The purpose of the verifier function is to verify if the output of the algorithm makes sense. If you don't have time to write one you can use VerifyUnimplemented which will always fail.

This function receives the input graph and the output of your kernel, and verifies whether the output is plausible.

By passing -v on the command line, these verifiers will be run after each benchmark computation and the outcome will be printed. While this can identify several problems with your code, for most algorithms it will not be a comprehensive check and cannot be understood as a correctness proof.

Pipeline interface

In some cases the more flexible GMS' pipeline interface may prove useful, especially when testing different variants of several steps of your code. The benefit of this class is that it will benchmark each step of the execution separately for arbitrary sequences of steps.

Defining your pipeline class

To get started you should define a subclass of GMS::Pipeline. Then add a function for each individual step, you can specify the order of execution later at instantiation time.
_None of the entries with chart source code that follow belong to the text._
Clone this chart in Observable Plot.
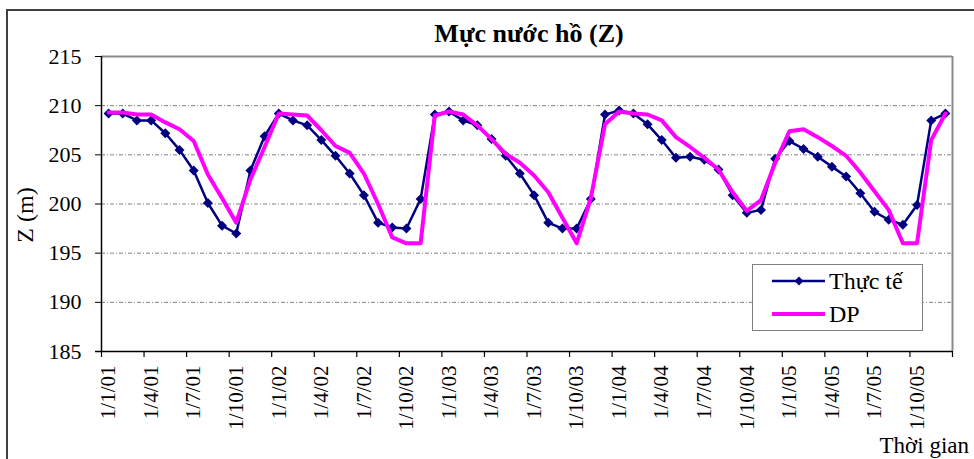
<!DOCTYPE html>
<html><head><meta charset="utf-8">
<script src="https://cdn.jsdelivr.net/npm/d3@7"></script>
<script src="https://cdn.jsdelivr.net/npm/@observablehq/plot@0.6"></script>
<style>
body{margin:0;background:#fff;}
#wrap{position:relative;width:974px;height:459px;overflow:hidden;background:#fff;font-family:"Liberation Serif","Times New Roman",serif;color:#000;}
#frame{position:absolute;left:6px;top:9px;width:990px;height:480px;border:2px solid #404040;box-sizing:border-box;}
#chart{position:absolute;left:0;top:0;}
.abs{position:absolute;white-space:nowrap;line-height:1;}
#title{left:0;width:1058px;text-align:center;top:21px;font-size:26px;font-weight:bold;}
#ylab{left:25px;top:215px;font-size:24px;transform:translate(-50%,-50%) rotate(-90deg);}
#xlab{right:5px;top:434px;font-size:23px;}
#legend{left:752px;top:264px;width:171px;height:67px;border:1.5px solid #808080;background:#fff;box-sizing:border-box;}
#legend .t{position:absolute;left:76px;font-size:24px;line-height:1;}
</style>
</head><body>
<div id="wrap">
  <div id="chart"></div>
  <div id="frame"></div>
  <div id="title" class="abs">Mực nước hồ (Z)</div>
  <div id="ylab" class="abs">Z (m)</div>
  <div id="xlab" class="abs">Thời gian</div>
  <div id="legend" class="abs">
    <svg width="171" height="67" style="position:absolute;left:0;top:0">
      <line x1="19" x2="72" y1="16" y2="16" stroke="#000080" stroke-width="2.5"/>
      <path d="M46,11.5L50.5,16L46,20.5L41.5,16Z" fill="#000080"/>
      <line x1="19" x2="72" y1="49" y2="49" stroke="#FF00FF" stroke-width="4"/>
    </svg>
    <span class="t" style="top:4px">Thực tế</span>
    <span class="t" style="top:37px">DP</span>
  </div>
</div>
<script>
// Monthly lake water level, Jan 2001 – Dec 2005
const thucTe = [
  209.2, 209.2, 208.5, 208.5, 207.2, 205.5, 203.4, 200.1, 197.8, 197.0, 203.4, 206.9,
  209.2, 208.5, 208.0, 206.5, 204.9, 203.1, 200.9, 198.1, 197.6, 197.5, 200.5, 209.1,
  209.4, 208.5, 208.0, 206.6, 204.9, 203.1, 200.9, 198.1, 197.5, 197.5, 200.5, 209.1,
  209.5, 209.2, 208.1, 206.5, 204.7, 204.8, 204.5, 203.5, 200.9, 199.1, 199.4, 204.6,
  206.4, 205.6, 204.8, 203.8, 202.8, 201.1, 199.2, 198.4, 197.9, 199.9, 208.5, 209.2
];
const dpSeries = [
  209.3, 209.3, 209.1, 209.1, 208.3, 207.6, 206.4, 203.0, 200.6, 198.1, 202.5, 205.8,
  209.2, 209.1, 209.0, 207.5, 205.9, 205.2, 203.1, 200.0, 196.6, 196.0, 196.0, 209.0,
  209.4, 209.1, 208.0, 206.6, 205.1, 204.2, 202.9, 201.2, 198.6, 196.0, 200.6, 208.1,
  209.4, 209.2, 209.1, 208.5, 206.8, 205.8, 204.7, 203.5, 201.2, 199.3, 200.4, 204.2,
  207.4, 207.6, 206.8, 205.9, 204.9, 203.2, 201.3, 199.4, 196.0, 196.0, 206.5, 209.2
];
const xTickLabels = [
  "1/1/01","1/4/01","1/7/01","1/10/01",
  "1/1/02","1/4/02","1/7/02","1/10/02",
  "1/1/03","1/4/03","1/7/03","1/10/03",
  "1/1/04","1/4/04","1/7/04","1/10/04",
  "1/1/05","1/4/05","1/7/05","1/10/05"
];
const yTicks = [185, 190, 195, 200, 205, 210, 215];
const yGrid = [190, 195, 200, 205, 210];

const rows = thucTe.map((v, i) => ({m: i + 0.5, t: v, d: dpSeries[i]}));
const nMonths = thucTe.length;
const xTicks = d3.range(0, nMonths + 1, 3);
const serif = "'Liberation Serif','Times New Roman',serif";

const chart = Plot.plot({
  width: 974,
  height: 459,
  marginLeft: 101,
  marginTop: 56,
  marginRight: 22,
  marginBottom: 108,
  style: {fontFamily: serif, background: "transparent", color: "#000"},
  x: {domain: [0, nMonths], axis: null},
  y: {domain: [185, 215], axis: null},
  marks: [
    Plot.gridY(yGrid, {stroke: "#808080", strokeOpacity: 1, strokeWidth: 1, strokeDasharray: "4,2,1,2"}),
    Plot.ruleY([215], {stroke: "#8a8a8a", strokeWidth: 2}),
    Plot.ruleX([nMonths], {stroke: "#8a8a8a", strokeWidth: 2}),
    Plot.axisY(yTicks, {tickSize: 6, tickPadding: 14, fontSize: 22, fontFamily: serif, tickFormat: d => String(d)}),
    Plot.ruleX(xTicks, {y1: 185, y2: 185, insetBottom: -6, stroke: "#000", strokeWidth: 1.2}),
    Plot.ruleX([0], {stroke: "#000", strokeWidth: 1.5}),
    Plot.ruleY([185], {x1: 0, x2: nMonths, insetLeft: -6, stroke: "#000", strokeWidth: 1.5}),
    Plot.text(xTickLabels, {
      x: (d, i) => i * 3 + 0.5, y: 185, text: d => d, fontFamily: serif,
      rotate: -90, textAnchor: "end", lineAnchor: "middle", dy: 14, fontSize: 21
    }),
    Plot.line(rows, {x: "m", y: "t", stroke: "#000080", strokeWidth: 2.5}),
    Plot.dot(rows, {x: "m", y: "t", symbol: "diamond2", r: 4.5, fill: "#000080", stroke: "none"}),
    Plot.line(rows, {x: "m", y: "d", stroke: "#FF00FF", strokeWidth: 4})
  ]
});
document.getElementById("chart").appendChild(chart);
</script>
</body></html>
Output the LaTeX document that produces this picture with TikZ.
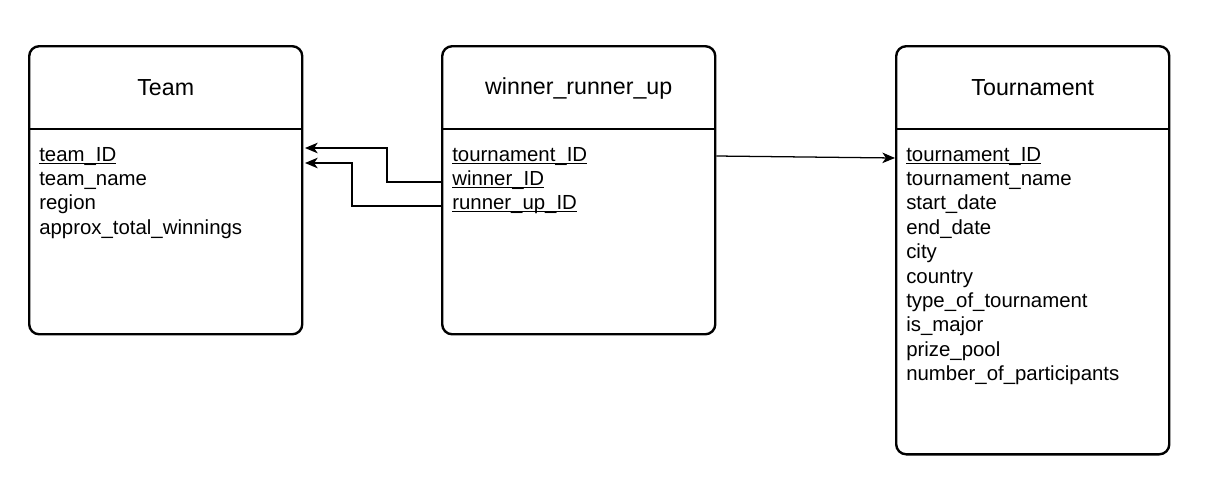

This class should be stateful, i.e. provide all required data as members.

#include <gms/common/cli/cli.h>
#include <gms/common/pipeline.h>
class MyPipeline : public GMS::Pipeline}
{
public:
// If you will need benchmark-specific arguments, pass them to the constructor,
// otherwise at least the input graph should be specified here.
MyBench(const GMS::CLI::Args &args, const CSRGraph &csr_graph) : args(args), csr_graph(csr_graph);
// Define functions for the individual steps.
void convert() {
graph = std::move(do_something(csr_graph));
}
void preprocess() {
// Do something.
}
void kernel() {
// Do something.
}
private:
const GMS::CLI::Args args;
// Put state variables that are shared between steps here, e.g.:
RoaringGraph graph;
const CSRGraph &csr_graph;
}

Printing output

You can use the Pipeline::LocalPrinter method to add information to the output line, which provides output in the format described in Analyzing Output.

For example, from any method inside of your pipeline class you could call:

LocalPrinter << (pass ? "pass" : "failed");

to indicate whether a test passed or failed.

Instantiating the benchmark

To actually instantiate the benchmark you need to add the following code to your main function:

MyPipeline pipeline(args, graph);
// You can add arbitrary numbers of labels to the next run with `SetPrintInfo` to differentiate multiple runs:
pipeline.SetPrintInfo("algorithm-name", "no-preproc");
pipeline.template Run<MyPipeline>(args, &MyPipeline::convert, &MyPipeline::kernel);
pipeline.SetPrintInfo("algorithm-name", "preproc");
pipeline.template Run<MyPipeline>(args, &MyPipeline::convert, &MyPipeline::preprocess, &MyPipeline::kernel);

This way you can also implement multiple functions for the same task and specify different variants in the benchmark run.

Note that at this time if there are different numbers of steps involved this will also print outputs with different numbers of columns which should be considered when analyzing the output.